The Raku Programming Language Collect, Conserve and Remaster Project
Originally published on 2013-02-16 by Jonathan Worthington.
Having just reached an interesting milestone, I thought I’d blog a quick progress update on my work to port NQP to the JVM, in preparation for also doing a port of Rakudo Raku.
The big news is that the grammar and regex engine is pretty much ported. This was a sizable and interesting task, and while a few loose ends need to be wrapped up I think it’s fair to say that the hard bits are done. The port includes support for the basics (literals, quantifiers, character classes, positional and named captures, calls to other rules, and so forth) as well as the more advanced features (transitive Longest Token Matching for both alternations and protoregexes, and embedded code blocks and assertions). Missing are anchors, conjunctions and a small number of built-in rules; none of these are particularly demanding or require primitives that don’t already exist, however. It’s also worth pointing out that the NQP code to calculate the NFAs used in Longest Token Matching also runs just fine atop of the JVM.
Another interesting feature that I ported a little while ago is multiple dispatch. This was some effort to port, since the original implementation had been done in C. While it’s sensible to have a close-to-the-VM dispatch cache, there’s little reason for the one-off candidate sorting work (not a hot path) to be done in C, so I ported the code for this to NQP. This meant that on the JVM side, I just needed to implement a few extra primitives, and could then run the exact same candidate sorting code.
I think it’s worth noting again that I’m really doing two things in parallel here: hunting down places where NQP couples too tightly to Parrot and loosening the coupling, and also doing the porting to the JVM. The first half of this work is relevant to all future ports. In many cases, I’m also finding that the changes give us architectural improvements or just cleaner, more maintainable code.

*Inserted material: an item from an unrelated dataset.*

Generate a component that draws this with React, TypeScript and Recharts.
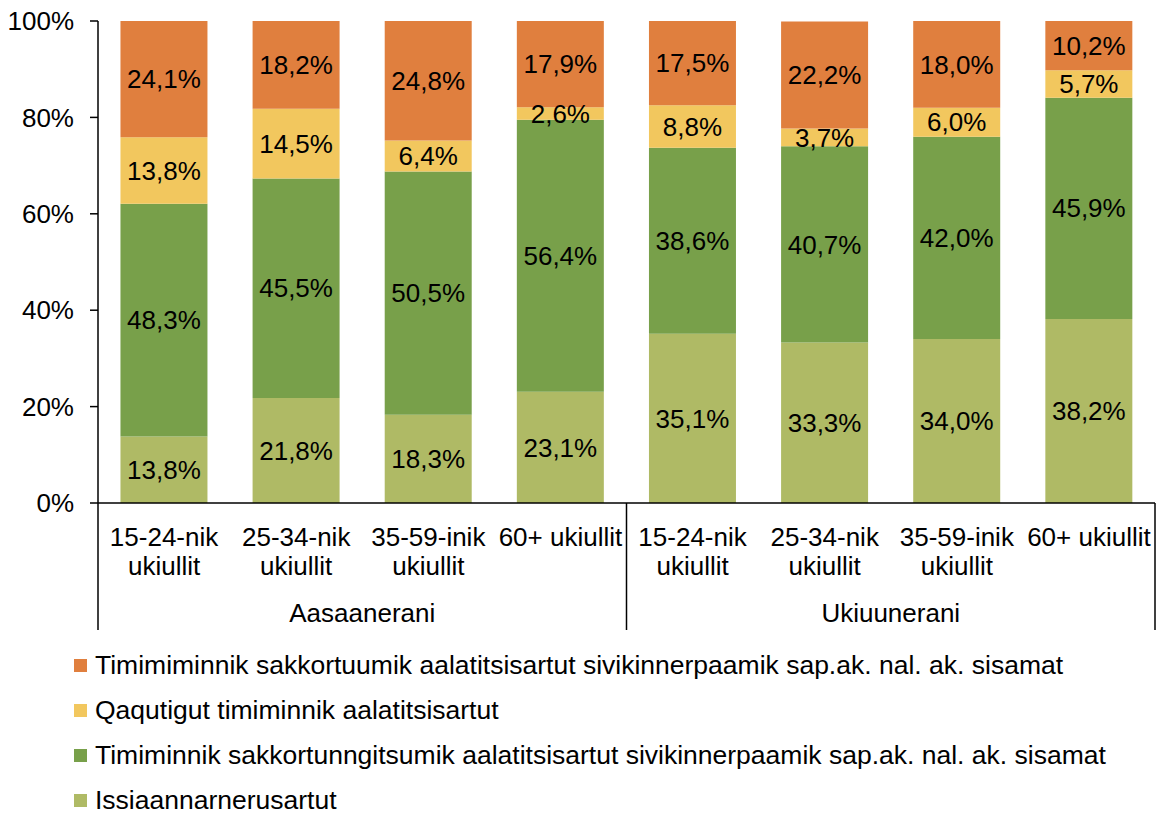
import { BarChart, Bar, XAxis, YAxis, LabelList } from 'recharts';

// categories
const regions = ['Aasaanerani', 'Ukiuunerani'];
const ageLabels = [
  ['15-24-nik', 'ukiullit'],
  ['25-34-nik', 'ukiullit'],
  ['35-59-inik', 'ukiullit'],
  ['60+ ukiullit'],
];

// series values (%), Aasaanerani first 4, Ukiuunerani last 4
const issiaannarnerusartut = [13.8, 21.8, 18.3, 23.1, 35.1, 33.3, 34.0, 38.2];
const sakkortunngitsumik = [48.3, 45.5, 50.5, 56.4, 38.6, 40.7, 42.0, 45.9];
const qaqutigut = [13.8, 14.5, 6.4, 2.6, 8.8, 3.7, 6.0, 5.7];
const sakkortuumik = [24.1, 18.2, 24.8, 17.9, 17.5, 22.2, 18.0, 10.2];

const yTicks = [0, 20, 40, 60, 80, 100];

// bottom of stack first
const series = [
  { key: 's1', name: 'Issiaannarnerusartut', color: '#AFBA65', values: issiaannarnerusartut },
  { key: 's2', name: 'Timiminnik sakkortunngitsumik aalatitsisartut sivikinnerpaamik sap.ak. nal. ak. sisamat', color: '#78A04A', values: sakkortunngitsumik },
  { key: 's3', name: 'Qaqutigut timiminnik aalatitsisartut', color: '#F2C75E', values: qaqutigut },
  { key: 's4', name: 'Timimiminnik sakkortuumik aalatitsisartut sivikinnerpaamik sap.ak. nal. ak. sisamat', color: '#E07F3E', values: sakkortuumik },
];

const rows = regions.flatMap((region, r) =>
  ageLabels.map((lines, a) => {
    const i = r * ageLabels.length + a;
    const row: Record<string, any> = { id: String(i), region, lines };
    series.forEach((s) => (row[s.key] = s.values[i]));
    return row;
  })
);

const FONT = '"Liberation Sans", Arial, sans-serif';
const FS = 26;
const fmt = (v: any) => `${Number(v).toFixed(1).replace('.', ',')}%`;

function CategoryTick(props: any) {
  const { x, y, index, width, visibleTicksCount } = props;
  const slot = (width ?? 1057) / (visibleTicksCount ?? rows.length);
  const row = rows[index];
  const perGroup = ageLabels.length;
  const pos = index % perGroup;
  return (
    <g>
      {row.lines.map((line: string, k: number) => (
        <text key={k} x={x} y={y + 34 + k * 29} dy="0.35em" textAnchor="middle" fontSize={FS} fill="#000" fontFamily={FONT}>
          {line}
        </text>
      ))}
      {pos === 0 && <line x1={x - slot / 2} x2={x - slot / 2} y1={y} y2={y + 127} stroke="#000" strokeWidth={1.5} />}
      {index === rows.length - 1 && <line x1={x + slot / 2} x2={x + slot / 2} y1={y} y2={y + 127} stroke="#000" strokeWidth={1.5} />}
      {pos === 1 && (
        <text x={x + slot / 2} y={y + 110} dy="0.35em" textAnchor="middle" fontSize={FS} fill="#000" fontFamily={FONT}>
          {row.region}
        </text>
      )}
    </g>
  );
}

export default function App() {
  return (
    <div style={{ position: 'absolute', left: 0, top: 0, width: 1159, height: 816, background: '#fff', fontFamily: FONT, overflow: 'hidden' }}>
      <BarChart
        width={1159}
        height={640}
        data={rows}
        margin={{ top: 21, right: 4, left: 0, bottom: 0 }}
        barCategoryGap="17%"
      >
        <XAxis
          dataKey="id"
          height={137}
          interval={0}
          tickLine={false}
          tickSize={0}
          tickMargin={0}
          axisLine={{ stroke: '#000', strokeWidth: 1.5 }}
          tick={<CategoryTick />}
        />
        <YAxis
          width={98}
          domain={[0, 100]}
          ticks={yTicks}
          tickFormatter={(v) => `${v}%`}
          tickSize={8}
          tickMargin={16}
          axisLine={{ stroke: '#000', strokeWidth: 1.5 }}
          tickLine={{ stroke: '#000', strokeWidth: 1.5 }}
          tick={{ fontSize: FS, fill: '#000', fontFamily: FONT }}
        />
        {series.map((s) => (
          <Bar key={s.key} dataKey={s.key} name={s.name} stackId="a" fill={s.color} isAnimationActive={false}>
            <LabelList dataKey={s.key} position="center" formatter={fmt} fill="#000" fontSize={FS} fontFamily={FONT} />
          </Bar>
        ))}
      </BarChart>
      <div style={{ position: 'absolute', left: 74, top: 650 }}>
        {[...series].reverse().map((s, i) => (
          <div
            key={s.key}
            style={{ display: 'flex', alignItems: 'center', height: 30, lineHeight: '30px', marginTop: i === 0 ? 0 : 15, fontSize: 26.5, color: '#000' }}
          >
            <span style={{ width: 13, height: 13, background: s.color, marginRight: 8, flexShrink: 0 }} />
            <span style={{ whiteSpace: 'nowrap' }}>{s.name}</span>
          </div>
        ))}
      </div>
    </div>
  );
}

I wanted to point this out especially because I’m seeing various comments popping up suggesting that Rakudo (or even Raku) is on a one-way road to the JVM, forsaking all other platforms. That’s not the case. The JVM has both strengths (mature, a solid threading story, widely deployed, the only allowed deployment platform in some development shops, increasing attention to supporting non-Java languages through things like invokedynamic) as well as weaknesses (slow startup time, lack of native co-routine support, and the fact that it was originally aimed at static languages). Rakudo most certainly should run on JVM – and it most certainly should run on other platforms too. And, as I wrote in my previous post, we’ve designed things so that we are able to do so. Perl has always been a language where There’s More Than One Way To Do It. Perl also has a history of running on a very wide range of platforms. Raku should continue down this track – but the new reality is that a bunch of the interesting platforms are virtual, not hardware/OS ones.
By now, the JVM porting work is fast approaching a turning point. Up until now, it’s been about getting a cross-compiler and runtime support in place and working our way through the NQP test suite. This phase is largely over. The next phase is about getting NQP itself cross-compiled – that is, cross-compiling the compiler, so that we have an NQP compiler that runs on the JVM, supporting eval and able to run independently.